Dicen que leer es mágico. Que leyendo nos transportamos, que salimos de nosotros mismos y nos olvidamos de dónde estamos y del tiempo que pasa a nuestro lado. Que leer nos libera de las cadenas. Tal vez por eso sea frecuente que hasta en las peores cárceles haya bibliotecas. Pero si leer es todo eso, escribir es aún más liberador, tanto que no es raro que a los prisioneros se les prive de los útiles de escritura (recado de escribir, que se decía antaño). Quizá sea porque pueden liberarse demasiado y no conviene a según qué carceleros que quede constancia escrita de la existencia de algunos muros.

Recientemente he leído el libro «En el búnker con Hitler», escrito por Bernd Freytag Von Loringhoven, un joven oficial que fue ayudante de los dos últimos jefes del Estado mayor alemán. Lo que allí se retrata, los últimos y paranoicos días del Führer, ya los conocía gracias a la genial película «El hundimiento». Pero lo que me llamó más la atención fue una anotación breve, casi de pasada en el prólogo, y es que durante su cautiverio (el autor fue prisionero de los aliados durante varios años después de la guerra) emborronó cuatro wartime logs, cuadernos que repartía la organización americana de jóvenes cristianos, YMCA, y que sesenta años más tarde le servirían para escribir el libro.

La imagen del preso escribiendo febrilmente, fuera de sí, sobre unos cuadernos, me recordó mis propios cuadernos Moleskine. Siempre llevo uno encima. Recientemente, viajando en moto por Francia perdí uno junto a una preciosa estilográfica Montblanc. La pérdida de la pluma es fácil de solucionar, la de la Moleskine, llena de anotaciones apresuradas y casi ininteligibles, no tiene más solución que el olvido y el pensamiento de que todo pensamiento es recurrente.

Por cierto, hablando de Moleskines.
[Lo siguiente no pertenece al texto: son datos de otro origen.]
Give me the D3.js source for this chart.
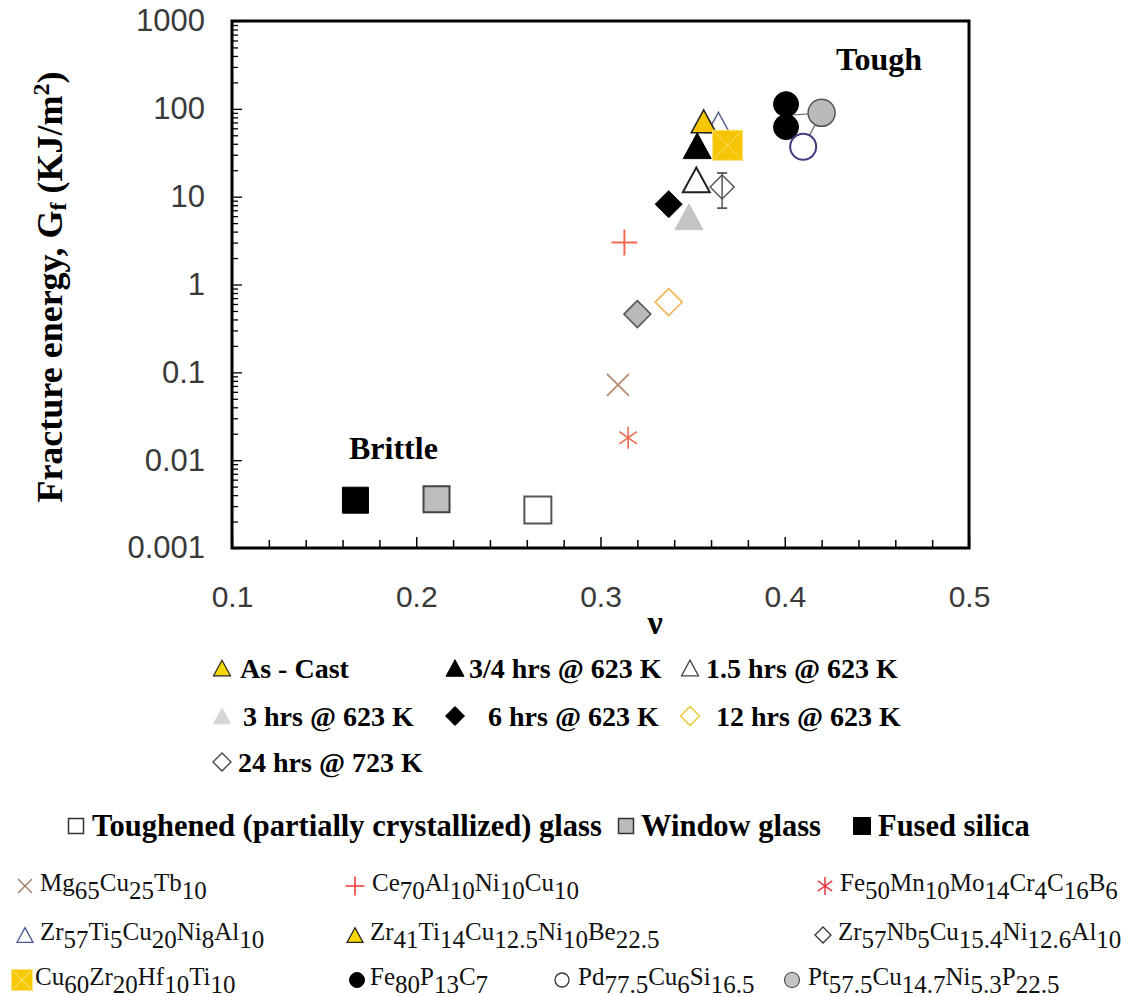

No se ha preguntado nunca, señora, de dónde vienen esas libretas tan míticas. Porque Moleskine es un mito. Y como todos los mitos, falso. Bruce Chatwin, británico escritor de viajes, compraba para sus notas unas libretas de tapa dura y banda elástica a un industrial parisino, quien las llamaba moleskin por el tipo de tela que envolvía la tapa. En 1986 el proveedor falleció y con él, las Moleskines originales. Chatwin lo hará poco después. Pero en 1998 una empresa italiana las reconstruye siguiendo la descripción que hizo en sus escritos. También se encarga de propagar la bella leyenda de que Van Gogh, Picasso o Hemingay las usaron, algo totalmente indemostrable. O sea, absolutamente literario.

El éxito comercial ha demostrado el acierto de semejante estrategia de marketing. Legiones de bohemios de barrio viejo rehabilitado, turistas de Coronel Tapioca y escritores de escenas de suburbio surcan hoy el mundo en vuelo barato cargados con sus falsas Moleskines (marca registrada) a cuestas. Como es natural, pagan con sibarítico y esnobista placer el sobreprecio de las libretas.

Pero ¿qué es la literatura si no una historia de falsedades, fetiches y esnobismos egocéntricos? Moleskine es un mito falso. Viva, pues, el mito.